The third meeting between Donald Trump and Kim Jong-un took place after the US president tweeted an invitation to Kim to meet him in South Korea. His June 29 tweet read: “After some very important meetings… I will be leaving Japan for South Korea (with President Moon). While there, if Chairman Kim of North Korea sees this, I would meet him at the Border/DMZ just to shake his hand and say Hello(?)!”. “Chairman Kim of North Korea” saw the tweet, and the two met the next day. Before the meeting, Trump toured the DMZ in the company of President Moon. He then crossed the border for a short time and met with Kim. He was the first serving American president to visit that land.

Many commentators who responded to this meeting made it abundantly clear that they are primarily influenced by their love for, or hatred of, President Trump. The success or failure of the meeting can be best determined by assessing the symbolism and implications of the event.

The meeting, which was the leaders’ third encounter, was presented as a spontaneous visit between friends. Whether or not it was truly unplanned does not matter. The importance of the meeting lies in the message the two leaders were trying to send, and which they appeared to want to send in unison. That message is that Trump and Kim are on good terms and can work together.

In some quarters, the American president received praise that he has been able to establish a close relationship with the president of one of the most isolated countries in the world. Others note the extreme cruelty of the Kim regime and begrudge Trump the legitimacy he affords it by normalizing relations through meetings such as these. Yet other commentators accuse Trump of neglecting Japan and South Korea, both old and important allies of the US. Those two countries are the most threatened by North Korea, which is estimated by American intelligence to possess about 50 nuclear warheads. Japanese PM Shinzō Abe and South Korean President Moon now have no choice but to align themselves with Trump’s approach and hope the negotiations bear fruit.

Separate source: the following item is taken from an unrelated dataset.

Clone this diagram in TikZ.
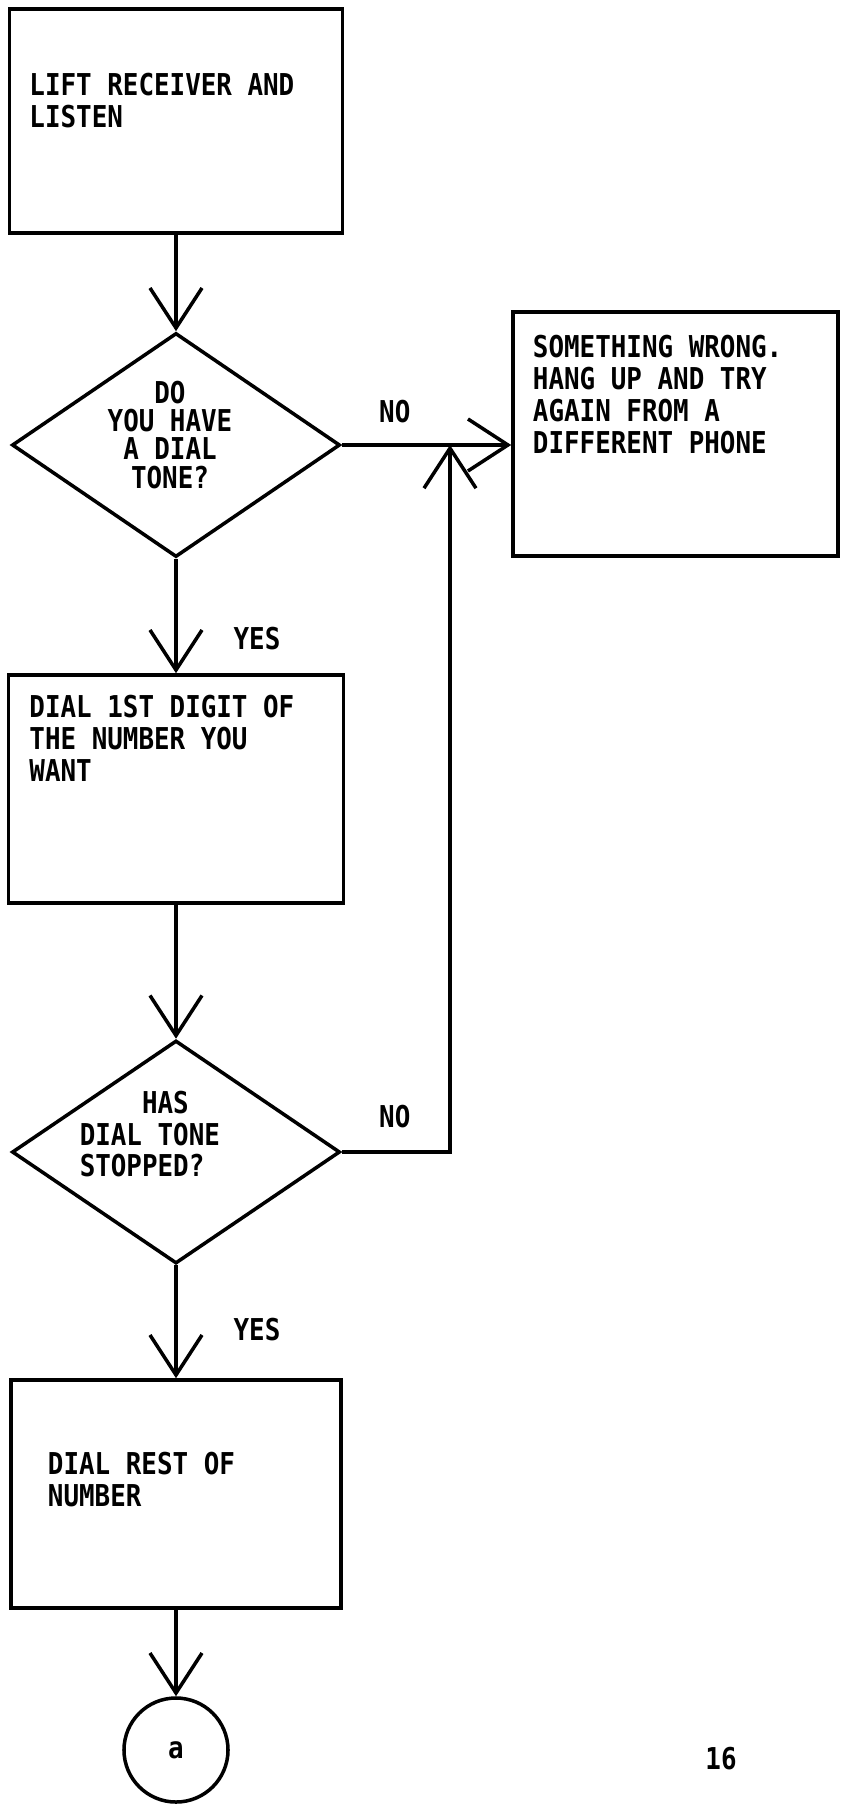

In terms of image, Kim has nothing to lose from these meetings. He runs his country with an iron fist and controls the media, which will report all such meetings in a manner that suits his interests. Trump has more complex factors to consider. The 2020 election is fast approaching, and much of the American media as well as many others who are repelled by Trump can be expected to excoriate his every move. Of course, knee-jerk criticism, rather than damaging or deflating Trump, seems to encourage him.

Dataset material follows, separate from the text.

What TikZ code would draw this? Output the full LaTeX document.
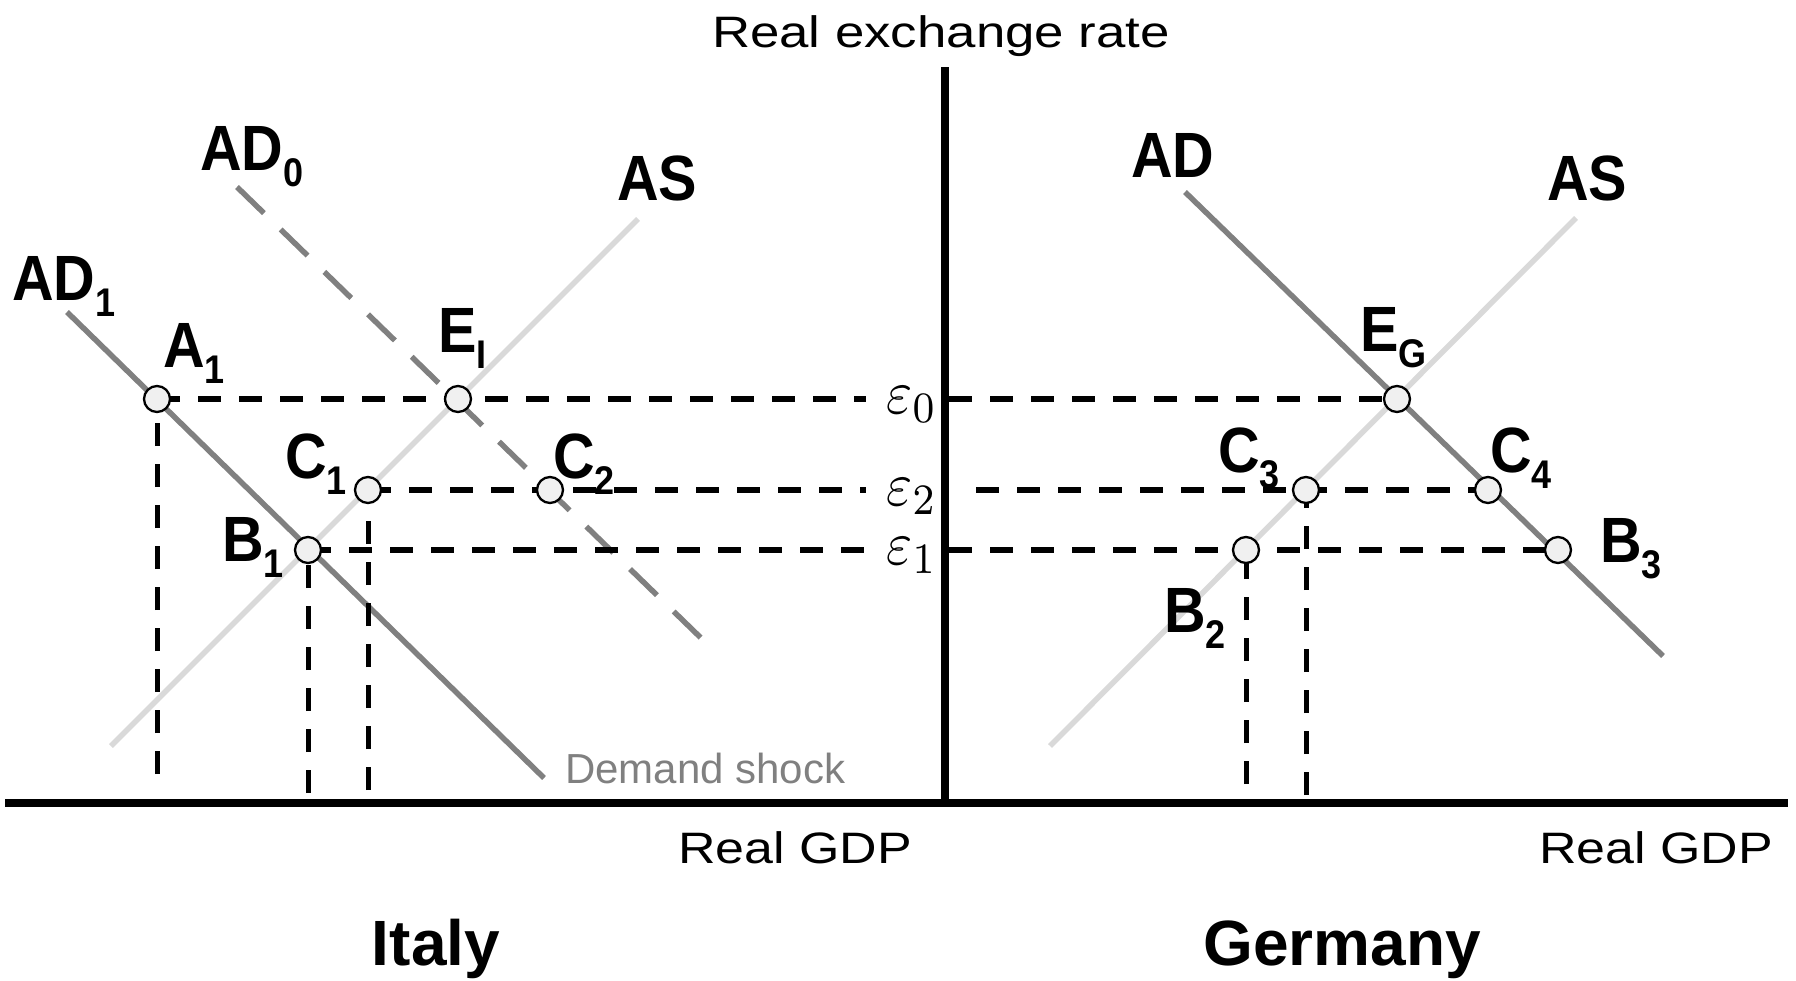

Trump’s son Eric posted a collage on Twitter showing two images: Barack Obama in 2012, peering into North Korea from the southern side of the DMZ from behind armored glass, accompanied by soldiers and security guards; and his father warmly shaking Kim’s hand as Kim smiles. In addition to highlighting the two presidents’ radically different approaches to Pyongyang, the friendly image of Trump and Kim can be perceived as a weapon in Trump’s struggle with China. The fact that Trump is operating so comfortably in Beijing’s backyard is an insult to the Chinese, who consider themselves at least partly responsible for the countries in their immediate vicinity.

Imagery and symbolism notwithstanding, the fact remains that the three meetings have not yet resulted in a formal commitment by North Korea to dismantle its nuclear program. Nor is it clear if this will ever happen. The US continues to maintain sanctions and pressure. During the meeting, Trump said, “The [US] sanctions remain, but I am in no hurry.” He appears confident that he has managed to find a way to calm the decades-long struggle between the two halves of the Korean peninsula.

In the diplomatic world, which is full of ceremony and symbolism, the two leaders have succeeded at crafting a dialogue. The fact that this dialogue is relentlessly criticized suggests more about the critics than about Trump. With that said, the president should emphasize that the US continues to guarantee the security of South Korea and Japan. He would also be wise to include China in the dialogue, which is taking place within its sphere of influence.

Roie Yellinek is a Ph.D student at Bar-Ilan University, a doctoral researcher at the Begin-Sadat Center for Strategic Studies, and a non-resident scholar at the Middle East Institute.